The majority of the program is quite simple, and I don't need help with the looping or heading writing or anything. But there is one consideration I'd like to ask for some input on. I want to bring in 256 characters at a time of the text file I give the program, but I don't want to cut any words in half (or in any other fraction :p).
So what I need is a method to somehow ensure that the last word being brought in isn't cut off by the limit of 256 characters. If there is a word that will be cut off, I want to just stop at the last whole word, saving the word that would have been cut off for the beginning of the next page.
Currently, my idea is to use a cstring (an array of characters) with a size of 256 as a "holder" for each page. This will get loaded with 256 characters, then get written to the output file. One method I've thought of to check if a word has been cut off is to check the last space in the array to ensure that it's the space character. If not, then I would go backward through the array until I found the previous space (indicating the end of the last full word). Then I guess I'd run a loop to replace those last several characters with spaces.

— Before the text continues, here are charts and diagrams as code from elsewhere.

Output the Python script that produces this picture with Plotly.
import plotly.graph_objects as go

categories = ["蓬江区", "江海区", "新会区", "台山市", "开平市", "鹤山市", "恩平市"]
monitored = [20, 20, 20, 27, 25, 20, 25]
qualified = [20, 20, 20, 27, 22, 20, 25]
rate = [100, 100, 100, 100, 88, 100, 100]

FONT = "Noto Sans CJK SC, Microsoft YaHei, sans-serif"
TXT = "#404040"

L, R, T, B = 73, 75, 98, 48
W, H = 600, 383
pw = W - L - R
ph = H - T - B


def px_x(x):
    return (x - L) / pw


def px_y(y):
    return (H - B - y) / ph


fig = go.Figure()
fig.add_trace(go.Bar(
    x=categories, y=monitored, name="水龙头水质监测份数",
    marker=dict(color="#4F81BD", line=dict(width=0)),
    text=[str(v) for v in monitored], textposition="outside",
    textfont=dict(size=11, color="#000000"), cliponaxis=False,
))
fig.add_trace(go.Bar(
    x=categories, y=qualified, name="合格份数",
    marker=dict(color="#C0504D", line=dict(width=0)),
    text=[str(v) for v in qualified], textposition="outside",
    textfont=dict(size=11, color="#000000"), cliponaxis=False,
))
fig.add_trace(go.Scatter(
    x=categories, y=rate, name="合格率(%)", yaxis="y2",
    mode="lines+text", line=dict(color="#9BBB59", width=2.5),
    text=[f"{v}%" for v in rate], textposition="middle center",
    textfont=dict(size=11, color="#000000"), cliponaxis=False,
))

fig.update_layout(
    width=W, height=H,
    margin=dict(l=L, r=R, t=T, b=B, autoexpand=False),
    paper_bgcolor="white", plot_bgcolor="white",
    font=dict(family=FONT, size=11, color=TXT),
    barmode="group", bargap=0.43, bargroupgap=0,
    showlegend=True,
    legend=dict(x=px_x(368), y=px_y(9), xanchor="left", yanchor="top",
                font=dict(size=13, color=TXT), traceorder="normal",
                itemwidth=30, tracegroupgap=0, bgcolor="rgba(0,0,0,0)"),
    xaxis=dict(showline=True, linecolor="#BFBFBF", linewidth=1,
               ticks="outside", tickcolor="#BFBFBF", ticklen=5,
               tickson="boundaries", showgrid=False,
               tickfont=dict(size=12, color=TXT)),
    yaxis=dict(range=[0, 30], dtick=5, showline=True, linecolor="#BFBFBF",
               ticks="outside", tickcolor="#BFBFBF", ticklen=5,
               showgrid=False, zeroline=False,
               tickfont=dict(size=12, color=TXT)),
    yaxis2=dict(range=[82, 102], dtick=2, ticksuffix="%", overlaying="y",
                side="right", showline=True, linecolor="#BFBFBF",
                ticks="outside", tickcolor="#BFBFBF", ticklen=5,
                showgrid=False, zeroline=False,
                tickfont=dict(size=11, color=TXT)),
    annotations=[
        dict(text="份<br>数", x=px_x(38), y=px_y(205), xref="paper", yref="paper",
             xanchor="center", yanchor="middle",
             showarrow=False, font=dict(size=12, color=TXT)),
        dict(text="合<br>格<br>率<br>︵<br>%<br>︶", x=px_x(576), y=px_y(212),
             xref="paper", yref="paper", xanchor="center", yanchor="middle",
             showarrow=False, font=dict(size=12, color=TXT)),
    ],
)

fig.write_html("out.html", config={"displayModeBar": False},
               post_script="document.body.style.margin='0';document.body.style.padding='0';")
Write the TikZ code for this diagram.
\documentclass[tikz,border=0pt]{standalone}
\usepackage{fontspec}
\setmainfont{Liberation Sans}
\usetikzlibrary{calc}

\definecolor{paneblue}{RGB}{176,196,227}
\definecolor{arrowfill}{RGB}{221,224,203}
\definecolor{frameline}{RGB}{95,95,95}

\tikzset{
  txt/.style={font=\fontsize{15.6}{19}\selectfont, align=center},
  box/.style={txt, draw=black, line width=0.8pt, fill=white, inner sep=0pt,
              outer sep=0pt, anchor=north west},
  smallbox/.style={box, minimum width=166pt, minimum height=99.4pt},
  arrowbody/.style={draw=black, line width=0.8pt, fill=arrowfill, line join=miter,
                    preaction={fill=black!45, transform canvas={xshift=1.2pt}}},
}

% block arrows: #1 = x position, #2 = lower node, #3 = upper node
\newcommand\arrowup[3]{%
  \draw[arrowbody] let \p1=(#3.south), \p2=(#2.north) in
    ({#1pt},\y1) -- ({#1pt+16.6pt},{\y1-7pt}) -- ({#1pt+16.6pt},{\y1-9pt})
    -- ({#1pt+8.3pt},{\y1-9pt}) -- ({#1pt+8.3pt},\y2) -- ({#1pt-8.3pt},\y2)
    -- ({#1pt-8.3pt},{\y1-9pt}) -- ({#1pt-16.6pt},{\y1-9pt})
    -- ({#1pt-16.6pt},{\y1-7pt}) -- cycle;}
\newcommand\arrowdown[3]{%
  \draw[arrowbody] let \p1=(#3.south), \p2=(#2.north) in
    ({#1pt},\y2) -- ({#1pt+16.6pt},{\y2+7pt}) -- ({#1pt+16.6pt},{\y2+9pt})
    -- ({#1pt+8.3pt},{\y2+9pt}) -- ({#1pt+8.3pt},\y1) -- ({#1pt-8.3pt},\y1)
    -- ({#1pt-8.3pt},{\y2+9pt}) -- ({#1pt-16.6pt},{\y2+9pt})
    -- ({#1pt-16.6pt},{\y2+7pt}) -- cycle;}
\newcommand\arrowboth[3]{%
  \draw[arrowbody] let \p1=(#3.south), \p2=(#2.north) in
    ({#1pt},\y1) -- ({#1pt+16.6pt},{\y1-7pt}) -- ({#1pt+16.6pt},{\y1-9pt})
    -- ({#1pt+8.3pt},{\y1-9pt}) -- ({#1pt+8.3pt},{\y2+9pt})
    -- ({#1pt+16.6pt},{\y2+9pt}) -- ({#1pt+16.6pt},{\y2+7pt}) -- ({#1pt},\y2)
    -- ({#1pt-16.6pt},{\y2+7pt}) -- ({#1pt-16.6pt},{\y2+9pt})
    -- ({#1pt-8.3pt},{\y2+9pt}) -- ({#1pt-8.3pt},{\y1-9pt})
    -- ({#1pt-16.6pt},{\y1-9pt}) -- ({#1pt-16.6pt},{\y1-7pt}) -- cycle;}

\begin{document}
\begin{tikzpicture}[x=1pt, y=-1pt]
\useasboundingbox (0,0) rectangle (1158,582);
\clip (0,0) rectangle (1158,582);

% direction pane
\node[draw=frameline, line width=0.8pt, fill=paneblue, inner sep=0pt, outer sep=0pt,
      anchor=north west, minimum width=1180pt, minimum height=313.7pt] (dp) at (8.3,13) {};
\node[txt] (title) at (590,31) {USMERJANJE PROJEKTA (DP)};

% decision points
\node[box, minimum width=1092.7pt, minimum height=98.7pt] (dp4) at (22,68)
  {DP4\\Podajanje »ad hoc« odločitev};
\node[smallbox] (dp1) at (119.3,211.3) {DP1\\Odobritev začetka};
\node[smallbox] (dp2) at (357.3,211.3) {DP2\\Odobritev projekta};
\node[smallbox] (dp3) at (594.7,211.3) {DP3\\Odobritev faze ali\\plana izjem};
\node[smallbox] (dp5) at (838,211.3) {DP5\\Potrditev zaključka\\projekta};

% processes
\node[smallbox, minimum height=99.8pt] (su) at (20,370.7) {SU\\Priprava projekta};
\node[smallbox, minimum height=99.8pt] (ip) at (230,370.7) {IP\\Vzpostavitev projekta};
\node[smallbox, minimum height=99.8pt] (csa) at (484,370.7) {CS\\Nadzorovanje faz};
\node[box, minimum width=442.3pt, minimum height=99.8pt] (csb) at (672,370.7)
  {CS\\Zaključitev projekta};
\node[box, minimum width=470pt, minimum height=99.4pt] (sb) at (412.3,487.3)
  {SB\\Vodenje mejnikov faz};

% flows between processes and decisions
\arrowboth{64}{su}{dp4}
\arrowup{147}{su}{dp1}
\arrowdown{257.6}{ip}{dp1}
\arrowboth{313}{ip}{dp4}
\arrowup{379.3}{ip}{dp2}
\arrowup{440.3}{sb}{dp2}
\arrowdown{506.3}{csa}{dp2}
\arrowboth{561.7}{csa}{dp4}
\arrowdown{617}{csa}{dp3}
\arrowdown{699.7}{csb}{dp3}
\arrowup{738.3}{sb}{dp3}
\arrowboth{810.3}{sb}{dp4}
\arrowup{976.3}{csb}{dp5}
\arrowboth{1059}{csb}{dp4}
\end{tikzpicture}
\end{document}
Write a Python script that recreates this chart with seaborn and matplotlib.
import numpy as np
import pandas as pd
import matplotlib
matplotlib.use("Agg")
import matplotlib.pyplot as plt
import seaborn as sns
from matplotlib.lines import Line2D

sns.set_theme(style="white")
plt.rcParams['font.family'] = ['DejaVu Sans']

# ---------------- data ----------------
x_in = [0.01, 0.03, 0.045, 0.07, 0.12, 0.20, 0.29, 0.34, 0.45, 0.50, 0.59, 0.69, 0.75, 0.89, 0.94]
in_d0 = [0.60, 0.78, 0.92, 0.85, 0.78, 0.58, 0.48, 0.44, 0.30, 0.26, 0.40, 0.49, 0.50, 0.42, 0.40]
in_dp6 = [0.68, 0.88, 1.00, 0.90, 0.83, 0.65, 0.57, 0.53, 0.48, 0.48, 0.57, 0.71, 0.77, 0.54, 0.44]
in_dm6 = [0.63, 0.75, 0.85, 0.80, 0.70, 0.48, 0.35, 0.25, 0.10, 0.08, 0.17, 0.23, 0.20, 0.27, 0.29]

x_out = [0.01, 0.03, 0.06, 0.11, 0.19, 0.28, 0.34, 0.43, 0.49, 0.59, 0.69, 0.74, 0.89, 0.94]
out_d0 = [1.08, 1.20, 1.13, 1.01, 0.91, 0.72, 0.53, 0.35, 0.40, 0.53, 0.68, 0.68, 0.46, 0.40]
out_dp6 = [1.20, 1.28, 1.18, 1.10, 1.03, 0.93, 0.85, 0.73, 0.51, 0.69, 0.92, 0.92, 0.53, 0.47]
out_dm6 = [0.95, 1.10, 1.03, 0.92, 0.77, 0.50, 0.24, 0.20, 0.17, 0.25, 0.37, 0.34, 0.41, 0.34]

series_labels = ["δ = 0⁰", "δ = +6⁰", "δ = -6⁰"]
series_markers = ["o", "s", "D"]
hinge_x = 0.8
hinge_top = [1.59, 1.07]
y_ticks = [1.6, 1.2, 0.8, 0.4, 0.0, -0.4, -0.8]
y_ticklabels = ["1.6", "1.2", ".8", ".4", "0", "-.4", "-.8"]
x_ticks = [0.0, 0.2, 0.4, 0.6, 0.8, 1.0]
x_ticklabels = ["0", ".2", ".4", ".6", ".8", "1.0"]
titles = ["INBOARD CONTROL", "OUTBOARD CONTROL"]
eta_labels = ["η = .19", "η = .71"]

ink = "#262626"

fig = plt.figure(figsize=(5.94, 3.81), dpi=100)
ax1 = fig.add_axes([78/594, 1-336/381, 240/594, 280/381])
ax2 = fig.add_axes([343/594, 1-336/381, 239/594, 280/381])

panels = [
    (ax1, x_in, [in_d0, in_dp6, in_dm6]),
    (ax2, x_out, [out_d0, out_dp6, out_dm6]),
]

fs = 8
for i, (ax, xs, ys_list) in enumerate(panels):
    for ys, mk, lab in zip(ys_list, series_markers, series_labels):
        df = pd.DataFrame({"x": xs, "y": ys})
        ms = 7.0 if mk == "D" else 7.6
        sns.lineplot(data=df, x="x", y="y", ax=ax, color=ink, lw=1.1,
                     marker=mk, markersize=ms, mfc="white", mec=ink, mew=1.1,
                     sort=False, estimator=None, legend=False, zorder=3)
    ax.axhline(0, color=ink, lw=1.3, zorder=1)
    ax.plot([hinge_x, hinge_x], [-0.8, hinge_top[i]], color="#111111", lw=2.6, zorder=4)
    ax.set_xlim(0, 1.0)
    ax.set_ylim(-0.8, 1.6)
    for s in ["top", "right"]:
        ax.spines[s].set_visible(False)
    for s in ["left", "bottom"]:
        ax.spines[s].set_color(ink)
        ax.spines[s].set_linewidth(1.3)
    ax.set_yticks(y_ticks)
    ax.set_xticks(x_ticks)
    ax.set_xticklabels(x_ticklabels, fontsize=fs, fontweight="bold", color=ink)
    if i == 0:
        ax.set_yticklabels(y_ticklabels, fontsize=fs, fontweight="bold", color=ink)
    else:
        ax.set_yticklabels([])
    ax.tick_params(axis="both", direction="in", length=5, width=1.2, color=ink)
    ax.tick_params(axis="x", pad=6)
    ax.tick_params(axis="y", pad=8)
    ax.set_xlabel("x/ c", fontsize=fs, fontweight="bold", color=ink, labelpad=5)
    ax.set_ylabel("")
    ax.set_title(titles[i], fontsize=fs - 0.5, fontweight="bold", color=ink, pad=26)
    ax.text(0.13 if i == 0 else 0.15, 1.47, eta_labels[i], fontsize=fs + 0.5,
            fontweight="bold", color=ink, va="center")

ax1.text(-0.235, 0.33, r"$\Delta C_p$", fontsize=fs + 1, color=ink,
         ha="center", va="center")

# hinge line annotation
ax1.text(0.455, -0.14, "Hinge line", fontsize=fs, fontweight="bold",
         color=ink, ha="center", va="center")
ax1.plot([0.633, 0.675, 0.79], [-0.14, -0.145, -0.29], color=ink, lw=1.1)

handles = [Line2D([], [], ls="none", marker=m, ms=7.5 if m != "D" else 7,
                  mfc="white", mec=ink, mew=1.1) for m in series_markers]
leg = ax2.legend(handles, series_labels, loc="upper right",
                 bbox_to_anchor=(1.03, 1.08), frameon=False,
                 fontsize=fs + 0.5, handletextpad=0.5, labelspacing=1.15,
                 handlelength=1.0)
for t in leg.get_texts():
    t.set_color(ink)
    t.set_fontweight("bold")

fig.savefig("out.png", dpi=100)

Actually, having written this, I think this method will work well. Still, anyone with a good idea on how to prevent the aforementioned word cutoff issue should let me know. I know there's some good programmers on this forum, so I figured you guys would have some insight.
Also, when it's finished, which should be tonight after I finish up some homework, I'd be more than happy to post it here for anyone who would like to use such a utility (unless that violates the forum rules somehow, but I don't see why it would.)
Looking forward to any responses/insight!